Gemischtes Stammpublikum
Zu den 80 Prozent Stammgästen gehörten auch Familien. Kinder liebten neben dem immer bereitgestellten Gratissirup und den Farbstiften den Spielplatz in der Ecke, mit Sicht auf den Holz-Pizzaofen. Als das Santa Lucia Wiedikon 1989 eröffnete, war hier Pizzaiolo Giaccomo am Werk – ein wahrer Künstler und Showman und ein Kindermagnet. Schon fast in der Manier von Jimi Hendrix konnte er den Pizzateig vor und hinter dem Rücken hin- und her jonglieren. Viele der erwachsenen Gäste wurden wohl so herangezogen, auch wenn es heute am Pizzaofen trotz den zwei Pizzaiolos ruhiger zugeht. Mit dem Umbau und der Renovation vor 12 Jahren wurde das Lokal räumlich entschlackt und zusätzlich ein echtes Cheminee eingebaut. Auch einen Minibrunnen im Stil des Trevibrunnens gabs nun. Für die Einen purer Kitsch, aber die Kinder liebten das Glitzern der Münzen am Boden. Alle waren sich hingegen einig, dass die überdimensionalen Hanny Fries-Bilder an der grossen Rückwand noch besser zur Geltung kamen. Im Sommer versprach nun eine Terrasse im Innenhof mit sechzig Plätzen kühle Sommerabende.

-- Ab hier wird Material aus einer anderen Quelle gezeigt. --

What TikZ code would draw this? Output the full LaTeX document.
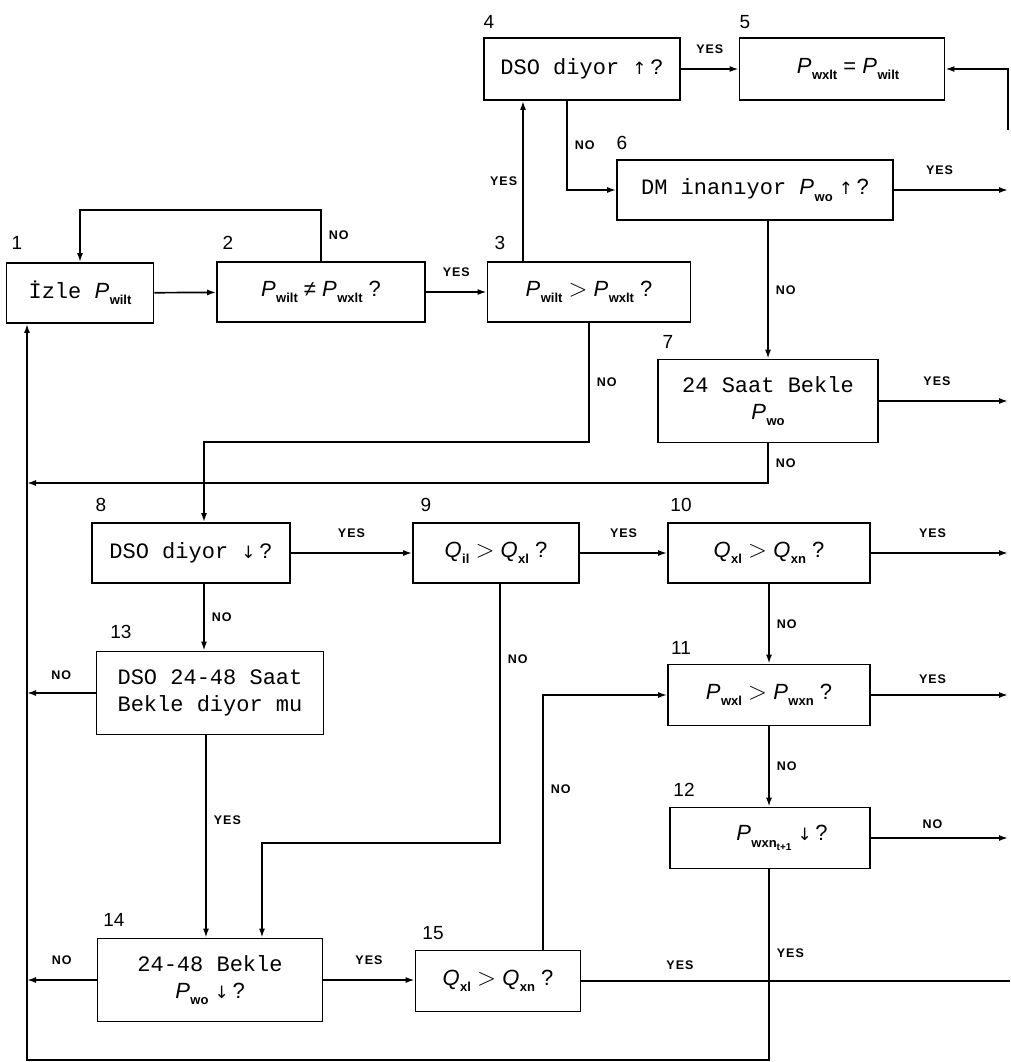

Der Geschäftsführer vor dem imposanten Hanny Fries-Gemälde im Santa Lucia.
Platzkampf der Grossverteiler
Nun hat die die Hausbesitzerin Migros andere Pläne und will an diesem Ort einen Allnatura-Laden einbauen. Nebenan eröffnete dieses Jahr Coop einen Pronto, auf der gegenüberliegenden Seite soll nach der Eröffnung des Grossneubaus mit Lidl oder Aldi ein neuer Grossist einziehen. Darum bringen sich die beiden Schweizer Platzhirsche wohl schon mal in Position. Der Abwehrkampf im Detailhandel ist gnadenlos. Für ein Santa Lucia ist da offenbar kein Platz mehr, auch wenn Bindella selber nicht gerade eine graue Gastromaus ist. Ein neues Santa Lucia wird sich ab Februar an der Ecke Hohl-/Herdernstrasse finden. Deutlich kleiner, mit unter 50 Sitzplätzen.